# START OF SUPPLIED MATERIAL

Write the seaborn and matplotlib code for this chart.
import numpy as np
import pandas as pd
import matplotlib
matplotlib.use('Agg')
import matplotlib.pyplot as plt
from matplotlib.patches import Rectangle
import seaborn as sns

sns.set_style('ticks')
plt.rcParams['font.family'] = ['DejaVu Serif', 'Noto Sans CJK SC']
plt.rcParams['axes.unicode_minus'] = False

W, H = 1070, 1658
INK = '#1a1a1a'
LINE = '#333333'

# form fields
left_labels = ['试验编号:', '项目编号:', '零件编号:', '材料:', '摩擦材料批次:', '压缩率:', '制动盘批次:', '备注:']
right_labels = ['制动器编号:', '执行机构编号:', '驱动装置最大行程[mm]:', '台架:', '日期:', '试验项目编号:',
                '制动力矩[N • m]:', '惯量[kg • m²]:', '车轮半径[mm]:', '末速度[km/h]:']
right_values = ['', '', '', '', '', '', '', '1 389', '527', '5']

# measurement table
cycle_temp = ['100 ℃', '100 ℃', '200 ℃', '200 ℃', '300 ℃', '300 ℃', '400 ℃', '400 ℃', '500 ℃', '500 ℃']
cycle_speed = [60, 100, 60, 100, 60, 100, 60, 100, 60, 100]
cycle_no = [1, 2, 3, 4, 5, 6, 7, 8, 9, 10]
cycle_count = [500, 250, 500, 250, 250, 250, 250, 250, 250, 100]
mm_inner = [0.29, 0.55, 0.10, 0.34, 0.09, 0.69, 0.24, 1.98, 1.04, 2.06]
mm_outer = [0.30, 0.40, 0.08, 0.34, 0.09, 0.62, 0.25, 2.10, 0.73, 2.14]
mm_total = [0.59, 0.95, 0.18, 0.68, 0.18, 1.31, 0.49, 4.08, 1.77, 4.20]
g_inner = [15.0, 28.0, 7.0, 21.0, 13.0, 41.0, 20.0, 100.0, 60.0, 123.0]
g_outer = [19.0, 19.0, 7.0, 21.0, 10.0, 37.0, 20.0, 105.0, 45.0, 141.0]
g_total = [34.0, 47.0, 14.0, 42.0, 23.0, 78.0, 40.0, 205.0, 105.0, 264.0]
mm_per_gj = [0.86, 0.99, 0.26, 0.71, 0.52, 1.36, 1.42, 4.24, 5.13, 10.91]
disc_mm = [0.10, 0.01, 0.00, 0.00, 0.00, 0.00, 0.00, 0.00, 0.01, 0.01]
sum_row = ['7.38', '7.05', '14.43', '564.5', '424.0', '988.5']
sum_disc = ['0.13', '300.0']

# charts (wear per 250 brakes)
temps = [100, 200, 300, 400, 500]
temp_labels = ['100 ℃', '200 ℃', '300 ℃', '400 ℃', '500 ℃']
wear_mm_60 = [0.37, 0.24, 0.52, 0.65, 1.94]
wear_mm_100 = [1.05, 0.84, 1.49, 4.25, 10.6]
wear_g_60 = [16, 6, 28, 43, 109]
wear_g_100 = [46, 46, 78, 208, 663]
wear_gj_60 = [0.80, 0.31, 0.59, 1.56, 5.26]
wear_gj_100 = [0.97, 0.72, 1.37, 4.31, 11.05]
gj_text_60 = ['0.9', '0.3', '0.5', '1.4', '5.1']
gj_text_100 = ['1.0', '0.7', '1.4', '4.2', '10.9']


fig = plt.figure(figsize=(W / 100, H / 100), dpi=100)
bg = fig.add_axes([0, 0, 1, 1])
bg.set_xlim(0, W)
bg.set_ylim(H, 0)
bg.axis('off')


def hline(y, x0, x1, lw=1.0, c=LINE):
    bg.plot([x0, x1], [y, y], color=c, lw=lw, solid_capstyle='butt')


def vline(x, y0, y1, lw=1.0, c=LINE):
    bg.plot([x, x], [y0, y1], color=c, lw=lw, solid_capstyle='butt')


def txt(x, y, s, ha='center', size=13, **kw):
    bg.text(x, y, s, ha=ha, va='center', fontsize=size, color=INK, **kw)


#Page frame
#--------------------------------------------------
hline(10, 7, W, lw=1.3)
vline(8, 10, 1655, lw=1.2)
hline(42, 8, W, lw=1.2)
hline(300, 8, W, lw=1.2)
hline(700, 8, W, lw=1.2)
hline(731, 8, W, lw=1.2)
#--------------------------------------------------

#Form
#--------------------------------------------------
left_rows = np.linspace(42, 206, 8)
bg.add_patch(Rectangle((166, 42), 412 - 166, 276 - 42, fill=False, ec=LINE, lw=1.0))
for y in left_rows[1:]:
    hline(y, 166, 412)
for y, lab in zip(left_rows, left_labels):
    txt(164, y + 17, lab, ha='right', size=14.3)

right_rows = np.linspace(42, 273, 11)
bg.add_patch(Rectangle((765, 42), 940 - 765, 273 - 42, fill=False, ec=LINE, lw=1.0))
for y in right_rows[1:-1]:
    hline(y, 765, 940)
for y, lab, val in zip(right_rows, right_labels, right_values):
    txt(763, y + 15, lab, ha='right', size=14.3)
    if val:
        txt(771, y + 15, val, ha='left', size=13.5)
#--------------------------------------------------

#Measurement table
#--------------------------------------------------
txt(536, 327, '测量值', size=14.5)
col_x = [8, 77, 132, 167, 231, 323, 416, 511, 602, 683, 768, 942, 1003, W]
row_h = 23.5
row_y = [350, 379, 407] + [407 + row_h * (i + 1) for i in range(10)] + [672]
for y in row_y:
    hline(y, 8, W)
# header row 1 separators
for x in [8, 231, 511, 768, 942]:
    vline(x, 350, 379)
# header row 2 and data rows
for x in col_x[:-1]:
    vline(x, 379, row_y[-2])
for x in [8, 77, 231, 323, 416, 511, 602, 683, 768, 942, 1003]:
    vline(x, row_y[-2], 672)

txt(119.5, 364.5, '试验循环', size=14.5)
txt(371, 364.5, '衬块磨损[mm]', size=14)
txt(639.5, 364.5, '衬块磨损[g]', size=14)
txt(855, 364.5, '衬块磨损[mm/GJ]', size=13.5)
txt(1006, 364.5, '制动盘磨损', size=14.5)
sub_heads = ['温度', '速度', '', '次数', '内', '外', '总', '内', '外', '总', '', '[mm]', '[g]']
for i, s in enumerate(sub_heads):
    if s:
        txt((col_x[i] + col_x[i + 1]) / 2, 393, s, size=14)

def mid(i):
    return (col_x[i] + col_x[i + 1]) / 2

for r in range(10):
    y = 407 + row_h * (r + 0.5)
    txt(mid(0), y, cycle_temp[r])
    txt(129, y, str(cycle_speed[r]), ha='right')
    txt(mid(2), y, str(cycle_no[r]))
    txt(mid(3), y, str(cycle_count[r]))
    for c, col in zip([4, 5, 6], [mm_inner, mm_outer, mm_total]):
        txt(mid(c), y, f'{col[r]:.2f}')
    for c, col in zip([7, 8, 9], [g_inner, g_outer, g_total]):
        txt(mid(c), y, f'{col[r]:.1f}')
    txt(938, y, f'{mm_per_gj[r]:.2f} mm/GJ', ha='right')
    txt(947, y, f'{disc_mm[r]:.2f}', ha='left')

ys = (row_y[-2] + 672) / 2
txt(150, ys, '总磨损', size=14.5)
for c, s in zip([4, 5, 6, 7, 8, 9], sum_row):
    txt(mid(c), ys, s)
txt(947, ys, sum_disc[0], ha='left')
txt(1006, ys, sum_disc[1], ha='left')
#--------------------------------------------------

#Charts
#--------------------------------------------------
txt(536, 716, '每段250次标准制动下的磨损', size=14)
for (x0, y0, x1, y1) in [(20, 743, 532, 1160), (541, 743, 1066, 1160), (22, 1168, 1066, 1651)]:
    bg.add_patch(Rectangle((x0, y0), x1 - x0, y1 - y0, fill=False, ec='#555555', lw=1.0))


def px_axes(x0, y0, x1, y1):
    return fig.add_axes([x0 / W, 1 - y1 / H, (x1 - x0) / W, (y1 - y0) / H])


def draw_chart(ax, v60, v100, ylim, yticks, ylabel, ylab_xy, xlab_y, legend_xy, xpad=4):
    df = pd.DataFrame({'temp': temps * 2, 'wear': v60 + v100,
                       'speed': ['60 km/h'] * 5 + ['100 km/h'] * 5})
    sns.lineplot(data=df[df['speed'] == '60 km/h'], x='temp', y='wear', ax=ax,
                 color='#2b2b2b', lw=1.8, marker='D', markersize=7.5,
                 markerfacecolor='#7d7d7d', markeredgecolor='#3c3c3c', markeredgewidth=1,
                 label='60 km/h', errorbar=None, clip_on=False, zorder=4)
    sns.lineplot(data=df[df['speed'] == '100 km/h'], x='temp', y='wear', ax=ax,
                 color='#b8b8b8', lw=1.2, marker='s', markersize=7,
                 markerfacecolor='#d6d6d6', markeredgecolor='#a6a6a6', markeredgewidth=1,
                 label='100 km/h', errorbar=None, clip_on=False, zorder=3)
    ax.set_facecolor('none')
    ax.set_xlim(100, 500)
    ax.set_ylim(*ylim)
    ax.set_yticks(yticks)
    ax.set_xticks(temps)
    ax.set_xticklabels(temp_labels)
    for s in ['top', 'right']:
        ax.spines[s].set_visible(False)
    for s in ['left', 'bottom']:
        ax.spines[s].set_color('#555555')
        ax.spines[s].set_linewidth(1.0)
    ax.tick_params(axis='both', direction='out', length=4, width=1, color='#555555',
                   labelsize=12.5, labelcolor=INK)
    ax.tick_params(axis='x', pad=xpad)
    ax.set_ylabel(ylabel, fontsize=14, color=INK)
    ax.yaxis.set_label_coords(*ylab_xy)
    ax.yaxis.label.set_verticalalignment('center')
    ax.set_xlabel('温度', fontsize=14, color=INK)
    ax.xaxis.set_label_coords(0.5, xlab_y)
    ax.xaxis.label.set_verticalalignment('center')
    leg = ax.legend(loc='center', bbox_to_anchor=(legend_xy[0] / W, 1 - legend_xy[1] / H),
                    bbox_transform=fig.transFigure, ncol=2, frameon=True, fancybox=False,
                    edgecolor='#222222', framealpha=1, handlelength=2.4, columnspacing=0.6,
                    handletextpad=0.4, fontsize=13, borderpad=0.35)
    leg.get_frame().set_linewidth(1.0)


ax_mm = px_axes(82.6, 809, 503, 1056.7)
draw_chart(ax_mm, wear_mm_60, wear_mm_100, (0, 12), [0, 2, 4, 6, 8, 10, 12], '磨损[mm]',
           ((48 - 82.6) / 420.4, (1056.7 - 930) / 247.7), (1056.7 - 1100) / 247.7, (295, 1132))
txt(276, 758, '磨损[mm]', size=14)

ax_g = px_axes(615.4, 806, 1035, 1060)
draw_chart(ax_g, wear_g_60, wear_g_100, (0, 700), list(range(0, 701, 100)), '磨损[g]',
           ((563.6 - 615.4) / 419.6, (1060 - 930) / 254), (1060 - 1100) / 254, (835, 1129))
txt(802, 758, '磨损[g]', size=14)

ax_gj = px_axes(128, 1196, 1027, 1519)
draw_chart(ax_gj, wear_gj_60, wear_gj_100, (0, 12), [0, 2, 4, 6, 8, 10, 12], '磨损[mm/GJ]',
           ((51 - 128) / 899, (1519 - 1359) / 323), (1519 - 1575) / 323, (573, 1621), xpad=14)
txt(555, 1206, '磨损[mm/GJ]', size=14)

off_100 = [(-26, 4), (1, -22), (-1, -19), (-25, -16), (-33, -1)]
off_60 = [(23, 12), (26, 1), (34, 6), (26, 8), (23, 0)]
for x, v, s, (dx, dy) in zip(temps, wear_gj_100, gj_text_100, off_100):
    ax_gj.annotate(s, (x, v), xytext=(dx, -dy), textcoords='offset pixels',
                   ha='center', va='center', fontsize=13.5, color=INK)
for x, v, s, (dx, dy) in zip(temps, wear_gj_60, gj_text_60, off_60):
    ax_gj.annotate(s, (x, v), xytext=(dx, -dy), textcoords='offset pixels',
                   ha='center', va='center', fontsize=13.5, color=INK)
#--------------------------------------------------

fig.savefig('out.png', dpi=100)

# END OF SUPPLIED MATERIAL

■ EXERCISE ■
Repeat, exactly and only, the lines from the beginning of the material through the line that contains "import seaborn as sns".

■ ANSWER TO THIS TASK ■
Write the seaborn and matplotlib code for this chart.
import numpy as np
import pandas as pd
import matplotlib
matplotlib.use('Agg')
import matplotlib.pyplot as plt
from matplotlib.patches import Rectangle
import seaborn as sns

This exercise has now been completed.